Where does Gazdag fit best? If the eye test leads you toward a certain answer, he might just have the same one.

“The position that I like the most is the No. 10,” he said. “And I think in the last games when we played with two No. 10s, that was really good for us, for the team and also for me.”

Gazdag hasn’t just built chemistry with the Union’s veterans.
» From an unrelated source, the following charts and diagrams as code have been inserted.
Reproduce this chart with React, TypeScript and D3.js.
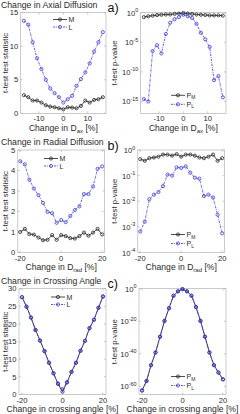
import * as d3 from "d3";

// x positions (% change)
const axialX = [-16.2, -14.4, -12.6, -10.8, -9, -7.2, -5.4, -3.6, -1.8, 0, 1.8, 3.6, 5.4, 7.2, 9, 10.8, 12.6, 14.4, 16.2];
const radialX = [-20, -17.78, -15.56, -13.33, -11.11, -8.89, -6.67, -4.44, -2.22, 0, 2.22, 4.44, 6.67, 8.89, 11.11, 13.33, 15.56, 17.78, 20];
const angleX = radialX;

// t-test statistics
const axialM = [2.7, 2.4, 1.9, 1.9, 1.6, 1.2, 1.0, 0.9, 0.75, 0.6, 0.9, 0.85, 0.75, 1.1, 1.9, 1.6, 2.0, 2.1, 2.4];
const axialL = [13.8, 13.2, 10.6, 8.2, 6.6, 5.0, 3.7, 3.0, 2.4, 1.6, 2.1, 2.6, 4.1, 5.1, 6.1, 7.45, 9.2, 10.6, 12.1];
const radialM = [1.0, 1.15, 0.9, 0.87, 0.73, 0.6, 0.62, 0.85, 0.62, 0.85, 0.8, 0.7, 0.68, 0.8, 0.97, 0.82, 0.97, 1.15, 0.88];
const radialL = [4.45, 4.3, 3.55, 3.12, 2.8, 2.42, 1.98, 1.92, 1.45, 1.58, 1.48, 1.78, 2.07, 2.25, 2.85, 2.85, 3.22, 4.08, 4.2];
const angleM = [27.6, 24.9, 21.8, 18.3, 15.3, 12.3, 9.0, 6.0, 3.0, 0.8, 3.4, 6.4, 9.0, 12.4, 15.2, 18.8, 21.2, 24.6, 27.8];
const angleL = [27.6, 24.9, 21.8, 18.3, 15.3, 12.3, 9.0, 6.0, 3.1, 1.5, 3.5, 6.4, 9.0, 12.4, 15.2, 18.8, 21.2, 24.6, 27.8];

// p-values
const axialPM = [0.18, 0.25, 0.32, 0.4, 0.45, 0.5, 0.5, 0.63, 0.71, 0.89, 0.71, 0.63, 0.5, 0.45, 0.4, 0.35, 0.35, 0.35, 0.32];
const axialPL = [2.5e-15, 1e-15, 3.2e-7, 3.2e-6, 1.3e-7, 2.5e-4, 2e-2, 7.9e-2, 0.18, 0.45, 0.25, 0.13, 1.3e-2, 4e-4, 3.2e-5, 1.6e-6, 4e-12, 2e-11, 5e-15];
const radialPM = [0.44, 0.38, 0.48, 0.51, 0.55, 0.66, 0.66, 0.6, 0.69, 0.55, 0.66, 0.66, 0.6, 0.51, 0.48, 0.55, 0.66, 0.38, 0.48];
const radialPL = [6.6e-4, 1.6e-3, 1.2e-2, 1.8e-2, 2.3e-2, 3.9e-2, 0.11, 0.1, 0.21, 0.2, 0.23, 0.13, 8.3e-2, 7.6e-2, 1.6e-2, 1.8e-2, 1.4e-2, 3e-3, 5.6e-4];
const anglePM = [3e-63, 2e-57, 1e-47, 6e-40, 3e-30, 1.6e-20, 1e-12, 5e-5, 2.5e-2, 0.6, 2.5e-2, 5e-5, 5e-12, 1.6e-20, 3e-30, 6e-40, 1e-47, 3e-52, 2e-56];
const anglePL = [3e-63, 2e-57, 1e-47, 6e-40, 3e-30, 1.6e-20, 1e-12, 5e-5, 2.5e-2, 0.5, 2.5e-2, 5e-5, 5e-12, 1.6e-20, 3e-30, 6e-40, 1e-47, 3e-52, 2e-56];

const titles = ["Change in Axial Diffusion", "Change in Radial Diffusion", "Change in Crossing Angle"];
const panelLetters = ["a)", "b)", "c)"];

const BLACK = "#1e1e1e";
const BLUE = "#3030f8";
const AXIS = "#a8a8a8";
const TXT = "#2a2a2a";
const FONT = "'Liberation Sans', Arial, sans-serif";

interface Panel {
  x: number[];
  m: number[];
  l: number[];
  pm: number[];
  pl: number[];
  xDomain: [number, number];
  xTicks: number[];
  yMax: number;
  yTicks: number[];
  logMin: number;
  logTicks: number[];
  box: [number, number, number, number]; // x0,x1,y0,y1 of left axes
  xlabel: "ax" | "rad" | "angle";
  legend: [number, number]; // left legend line x, y
  title: string;
  letter: string;
}

const panels: Panel[] = [
  { x: axialX, m: axialM, l: axialL, pm: axialPM, pl: axialPL, xDomain: [-17.5, 17.5], xTicks: [-10, 0, 10], yMax: 15, yTicks: [0, 5, 10, 15], logMin: -17, logTicks: [0, -5, -10, -15], box: [20.7, 106, 12.7, 113.3], xlabel: "ax", legend: [53, 19.5], title: titles[0], letter: panelLetters[0] },
  { x: radialX, m: radialM, l: radialL, pm: radialPM, pl: radialPL, xDomain: [-21.2, 21.2], xTicks: [-20, 0, 20], yMax: 5, yTicks: [0, 1, 2, 3, 4, 5], logMin: -4, logTicks: [0, -1, -2, -3, -4], box: [17.8, 104.6, 150, 252.5], xlabel: "rad", legend: [44, 158.5], title: titles[1], letter: panelLetters[1] },
  { x: angleX, m: angleM, l: angleL, pm: anglePM, pl: anglePL, xDomain: [-21.5, 21.5], xTicks: [-20, 0, 20], yMax: 30, yTicks: [0, 5, 10, 15, 20, 25, 30], logMin: -65, logTicks: [0, -20, -40, -60], box: [19, 106, 288.7, 394.5], xlabel: "angle", legend: [51, 297], title: titles[2], letter: panelLetters[2] },
];

function Series({ xs, ys, sx, sy, color, dashed }: { xs: number[]; ys: number[]; sx: (v: number) => number; sy: (v: number) => number; color: string; dashed?: boolean }) {
  const line = d3.line<number>().x((_, i) => sx(xs[i])).y((d) => sy(d));
  return (
    <g>
      <path d={line(ys) || ""} fill="none" stroke={color} strokeWidth={0.8} strokeDasharray={dashed ? "2.2,1,0.8,1" : undefined} />
      {ys.map((d, i) => (
        <circle key={i} cx={sx(xs[i])} cy={sy(d)} r={1.6} fill="none" stroke={color} strokeWidth={0.75} />
      ))}
    </g>
  );
}

function XLabel({ kind, x, y }: { kind: string; x: number; y: number }) {
  if (kind === "angle") {
    return <text x={x} y={y} textAnchor="middle" fontSize={8.6} fill={TXT}>Change in crossing angle [%]</text>;
  }
  return (
    <text x={x} y={y} textAnchor="middle" fontSize={8.6} fill={TXT}>
      Change in D<tspan fontSize={6} dy={2}>{kind}</tspan><tspan dy={-2}> [%]</tspan>
    </text>
  );
}

function LegendEntry({ x, y, color, dashed, label, sub }: { x: number; y: number; color: string; dashed?: boolean; label: string; sub?: string }) {
  return (
    <g>
      <line x1={x} x2={x + 14} y1={y} y2={y} stroke={color} strokeWidth={0.8} strokeDasharray={dashed ? "2.2,1,0.8,1" : undefined} />
      <circle cx={x + 7} cy={y} r={1.6} fill="none" stroke={color} strokeWidth={0.75} />
      <text x={x + 15.5} y={y + 2.5} fontSize={7} fill={TXT}>
        {label}
        {sub && <tspan fontSize={5} dy={1.5}>{sub}</tspan>}
      </text>
    </g>
  );
}

function PanelView({ p }: { p: Panel }) {
  const [x0, x1, y0, y1] = p.box;
  const off = 120;
  const sx = d3.scaleLinear().domain(p.xDomain).range([x0, x1]);
  const sxR = d3.scaleLinear().domain(p.xDomain).range([x0 + off, x1 + off]);
  const sy = d3.scaleLinear().domain([0, p.yMax]).range([y1, y0]);
  const syR = d3.scaleLog().domain([Math.pow(10, p.logMin), 1]).range([y1, y0]);
  const midY = (y0 + y1) / 2;

  const axesFrame = (ax0: number, ax1: number, scaleX: (v: number) => number, yt: number[]) => (
    <g>
      <rect x={ax0} y={y0} width={ax1 - ax0} height={y1 - y0} fill="none" stroke={AXIS} strokeWidth={0.6} />
      {p.xTicks.map((t) => (
        <g key={t}>
          <line x1={scaleX(t)} x2={scaleX(t)} y1={y1} y2={y1 - 2} stroke={AXIS} strokeWidth={0.6} />
          <line x1={scaleX(t)} x2={scaleX(t)} y1={y0} y2={y0 + 2} stroke={AXIS} strokeWidth={0.6} />
          <text x={scaleX(t)} y={y1 + 8} textAnchor="middle" fontSize={7.6} fill={TXT}>{t}</text>
        </g>
      ))}
      {yt.map((yy, i) => (
        <g key={i}>
          <line x1={ax0} x2={ax0 + 2} y1={yy} y2={yy} stroke={AXIS} strokeWidth={0.6} />
          <line x1={ax1} x2={ax1 - 2} y1={yy} y2={yy} stroke={AXIS} strokeWidth={0.6} />
        </g>
      ))}
    </g>
  );

  return (
    <g fontFamily={FONT}>
      <text x={1} y={y0 - 5} fontSize={8.7} fill={TXT}>{p.title}</text>
      <text x={107.5} y={y0 - 0.5} fontSize={12.5} fill="#111">{p.letter}</text>

      {/* left: t statistic */}
      {axesFrame(x0, x1, sx, p.yTicks.map((t) => sy(t)))}
      {p.yTicks.map((t) => (
        <text key={t} x={x0 - 2.5} y={sy(t) + 2.7} textAnchor="end" fontSize={7.6} fill={TXT}>{t}</text>
      ))}
      <text transform={`translate(7.5,${midY}) rotate(-90)`} textAnchor="middle" fontSize={7.8} fill={TXT}>t-test test statistic</text>
      <XLabel kind={p.xlabel} x={(x0 + x1) / 2} y={y1 + 17.5} />
      <Series xs={p.x} ys={p.m} sx={sx} sy={sy} color={BLACK} />
      <Series xs={p.x} ys={p.l} sx={sx} sy={sy} color={BLUE} dashed />
      <LegendEntry x={p.legend[0]} y={p.legend[1]} color={BLACK} label="M" />
      <LegendEntry x={p.legend[0]} y={p.legend[1] + 7.5} color={BLUE} dashed label="L" />

      {/* right: p-value */}
      {axesFrame(x0 + off, x1 + off, sxR, p.logTicks.map((e) => syR(Math.pow(10, e))))}
      {p.logTicks.map((e) => (
        <text key={e} x={x0 + off - 2.5} y={syR(Math.pow(10, e)) + 3} textAnchor="end" fontSize={7.6} fill={TXT}>
          10<tspan fontSize={5.4} dy={-3.5}>{e}</tspan>
        </text>
      ))}
      <text transform={`translate(117,${midY}) rotate(-90)`} textAnchor="middle" fontSize={7.8} fill={TXT}>t-test p-value</text>
      <XLabel kind={p.xlabel} x={(x0 + x1) / 2 + off} y={y1 + 17.5} />
      <Series xs={p.x} ys={p.pm} sx={sxR} sy={syR} color={BLACK} />
      <Series xs={p.x} ys={p.pl} sx={sxR} sy={syR} color={BLUE} dashed />
      <LegendEntry x={171} y={y1 - 18} color={BLACK} label="P" sub="M" />
      <LegendEntry x={171} y={y1 - 9} color={BLUE} dashed label="P" sub="L" />
    </g>
  );
}

export default function App() {
  return (
    <svg width={240} height={414} style={{ position: "absolute", left: 0, top: 0, background: "#fff" }}>
      {panels.map((p, i) => (
        <PanelView key={i} p={p} />
      ))}
    </svg>
  );
}
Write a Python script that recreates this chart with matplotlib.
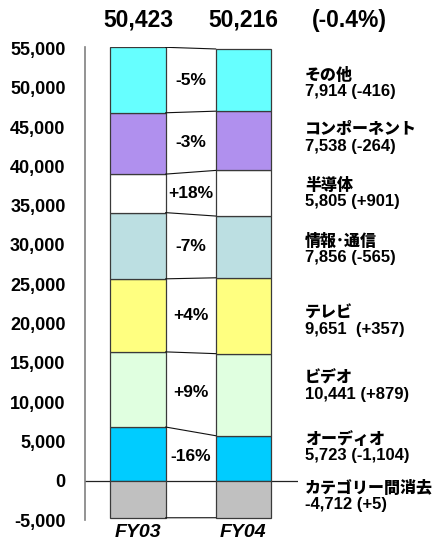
import matplotlib
matplotlib.use("Agg")
import matplotlib.pyplot as plt
import numpy as np

plt.rcParams['font.family'] = ['Liberation Sans', 'Noto Sans CJK JP', 'DejaVu Sans']
plt.rcParams['font.weight'] = 'bold'

# segments, bottom to top (last one is the negative elimination)
segments = ['オーディオ', 'ビデオ', 'テレビ', '情報･通信', '半導体', 'コンポーネント', 'その他']
fy04 = [5723, 10441, 9651, 7856, 5805, 7538, 7914]
change = [-1104, 879, 357, -565, 901, -264, -416]
colors = ['#00CCFF', '#E0FFE0', '#FFFF80', '#BCDFE2', '#FFFFFF', '#B090EE', '#66FFFF']

elim_name = 'カテゴリー間消去'
elim_fy04 = -4712
elim_change = 5
elim_color = '#C0C0C0'

years = ['FY03', 'FY04']

# label nudges (pixels, positive = down) so right-hand labels sit like the original
label_nudge = [-11, -8.5, 5.5, 2.5, 0, -2.5, 3]
elim_nudge = -3

fy04 = np.array(fy04)
change = np.array(change)
fy03 = fy04 - change
elim_fy03 = elim_fy04 - elim_change

fig = plt.figure(figsize=(4.37, 5.41), dpi=100)
ax = fig.add_axes([85 / 437, 21 / 541, 213 / 437, 472.7 / 541])

w = 0.526
xs = [0, 1]
top03 = np.cumsum(fy03)
top04 = np.cumsum(fy04)
bot03 = top03 - fy03
bot04 = top04 - fy04

for i in range(len(segments)):
    ax.bar(xs, [fy03[i], fy04[i]], width=w, bottom=[bot03[i], bot04[i]],
           color=colors[i], edgecolor='#3a3a3a', linewidth=0.9, zorder=2)
ax.bar(xs, [elim_fy03, elim_fy04], width=w, bottom=0,
       color=elim_color, edgecolor='#3a3a3a', linewidth=0.9, zorder=2)

# connector lines between the two bars
for a, b in list(zip(top03, top04)) + [(elim_fy03, elim_fy04)]:
    ax.plot([w / 2, 1 - w / 2], [a, b], color='#111111', lw=0.8, zorder=3)

ax.axhline(0, color='#222222', lw=0.9, zorder=1)

# percent change in the gap
for i in range(len(segments)):
    pct = change[i] / fy03[i] * 100
    ymid = ((bot03[i] + top03[i]) / 2 + (bot04[i] + top04[i]) / 2) / 2
    ax.text(0.5, ymid, f"{pct:+.0f}%", ha='center', va='center',
            fontsize=12.5, fontweight='bold', zorder=4)

# right-hand labels
px = 60140 / 472.7  # data units per pixel
lx = 1 + w / 2 + 0.32
names = segments + [elim_name]
vals = list(fy04) + [elim_fy04]
chgs = list(change) + [elim_change]
centers = list((bot04 + top04) / 2) + [elim_fy04 / 2]
nudges = label_nudge + [elim_nudge]
for n, v, c, yc, nd in zip(names, vals, chgs, centers, nudges):
    yc = yc - nd * px
    ax.text(lx, yc + 8.5 * px, n, ha='left', va='center', fontsize=11.5,
            fontweight='heavy', family=['Noto Sans CJK JP'], clip_on=False)
    sep = '  ' if n == 'テレビ' else ' '
    ax.text(lx, yc - 8.5 * px, f"{v:,}{sep}({c:+,})", ha='left', va='center',
            fontsize=12, fontweight='bold', clip_on=False)

# totals on top
tot03 = top03[-1] + elim_fy03
tot04 = top04[-1] + elim_fy04
ytop = top03[-1] + 27 * px
ax.text(0, ytop, f"{tot03:,}", ha='center', va='center', fontsize=16.5, fontweight='bold', clip_on=False)
ax.text(1, ytop, f"{tot04:,}", ha='center', va='center', fontsize=16.5, fontweight='bold', clip_on=False)
ax.text(2.0, ytop, f"({(tot04 - tot03) / tot03 * 100:.1f}%)", ha='center', va='center',
        fontsize=16.5, fontweight='bold', clip_on=False)

ax.set_xlim(-0.502, 1.517)
ax.set_ylim(-5000, 55140)
ax.set_yticks(np.arange(-5000, 55001, 5000))
ax.set_yticklabels([f"{t:,}" for t in range(-5000, 55001, 5000)], fontsize=13, fontweight='bold')
ax.tick_params(axis='y', length=0, pad=14)
ax.set_xticks(xs)
ax.set_xticklabels(years, fontsize=14, fontweight='bold', style='italic')
ax.tick_params(axis='x', length=0, pad=3)

for s in ['top', 'right', 'bottom']:
    ax.spines[s].set_visible(False)
ax.spines['left'].set_color('#808080')
ax.spines['left'].set_linewidth(1.2)

fig.savefig('out.png', dpi=100)
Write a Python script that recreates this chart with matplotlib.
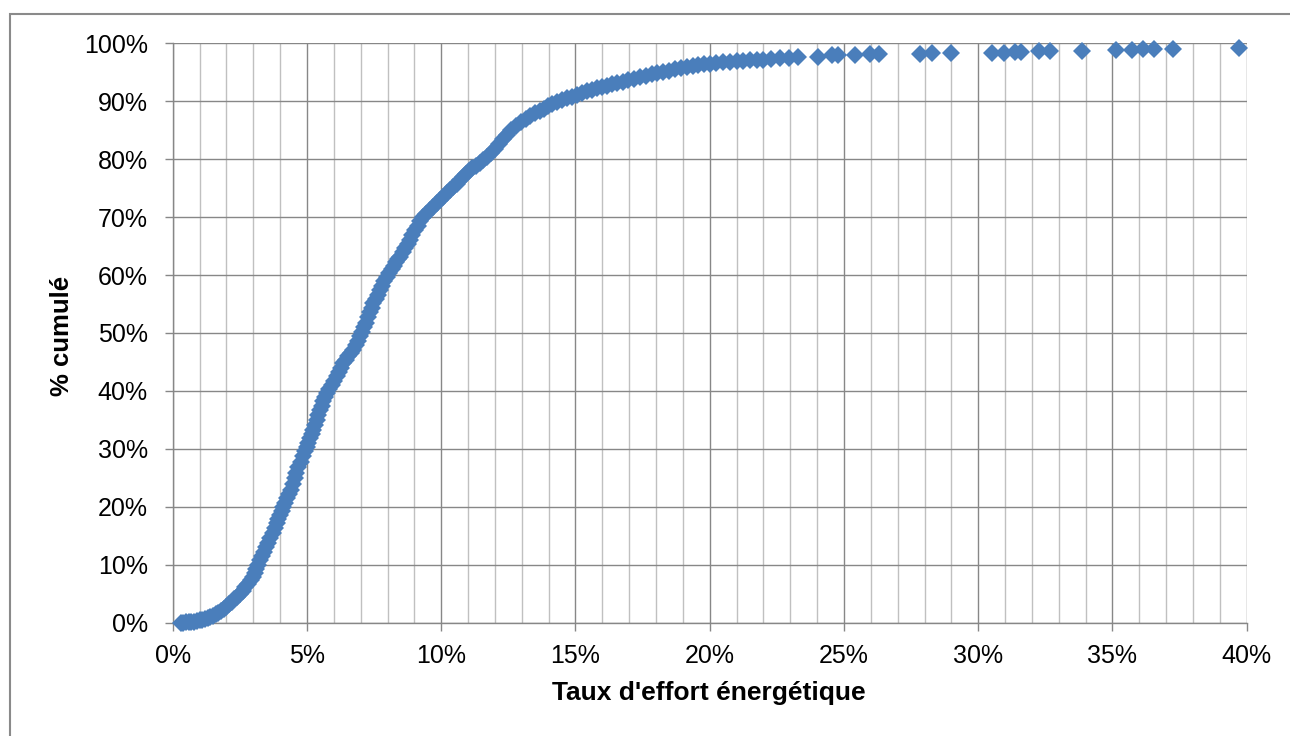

He really likes what he sees from the team’s youngsters.

“I was surprised when I arrived and I asked Paxten [Aaronson] how old he is, and he told me that he’s 17,” he said. “And he told me that Quinn [Sullivan] and Jack McGlynn, they are the same age.”

He called them “better than most of the 17-year-old guys” he has seen in his travels.

» READ MORE: Latest Union phenom Paxten Aaronson keeps up family tradition

A first Thanksgiving and a first playoffs

Off the field, Gazdag and his family have settled in the same suburb as Kai Wagner and Jakob Glesnes’ families. They all have young kids who like to play together. The older of Gazdag’s two children, also named Daniel, has started preschool here — a privilege for any international player who comes to MLS with his family.

“For us it’s very important,” Gazdag said. “Now we are preparing for Thanksgiving — this will be our first Thanksgiving. So, yeah, we like to be here in America.”

It has helped, too, to have a number of friends playing in MLS. Kansas City’s Dániel Sallói and Dallas’ Szabolcs Schön are national team colleagues, and Nashville’s Aníbal Godoy was once a teammate at Honvéd, the Hungarian club from which Gazdag joined the Union. A former Sporting player, Botond Baráth, also played with Gazdag at Honvéd and is now back there.

What advice did they give? High up the list, Gazdag said, was talking him out of his dislike of flying.

“They know that I hate to fly,” he said. “They were laughing on this, that I will get used to being in the air. And they were right. I don’t say that now I like to be in the air, but I am OK with that.”

Fortunately, he won’t have to go anywhere for the Union’s playoff opener on Saturday against the rival New York Red Bulls at Subaru Park. It will be his first experience of an American sports postseason, which most of European soccer doesn’t have, and he’s looking forward to it.

“I’m really happy that we reached that in my first year, because this is why I came here to this club: to play in big games,” Gazdag said. “I’m excited because of the playoffs, and I hope that we can go as far as we can.”

How to watch Saturday’s game

Local fans have three ways to tune in: in English on over-the-air PHL17, in Spanish on Univision’s national broadcast (via over-the-air Univision 65, cable channel TUDN. or TUDN.com), and via Major League Soccer’s website and apps.

Because of the local English-language broadcast and the online stream the league is offering, there won’t be an English audio feed on Univision’s broadcast, or the free stream on Twitter that usually accompanies Univision games.

Kickoff will be at 2:38 p.m. Pregame coverage on PHL17 and TUDN will start at 2 p.m., and on Univision at 2:30.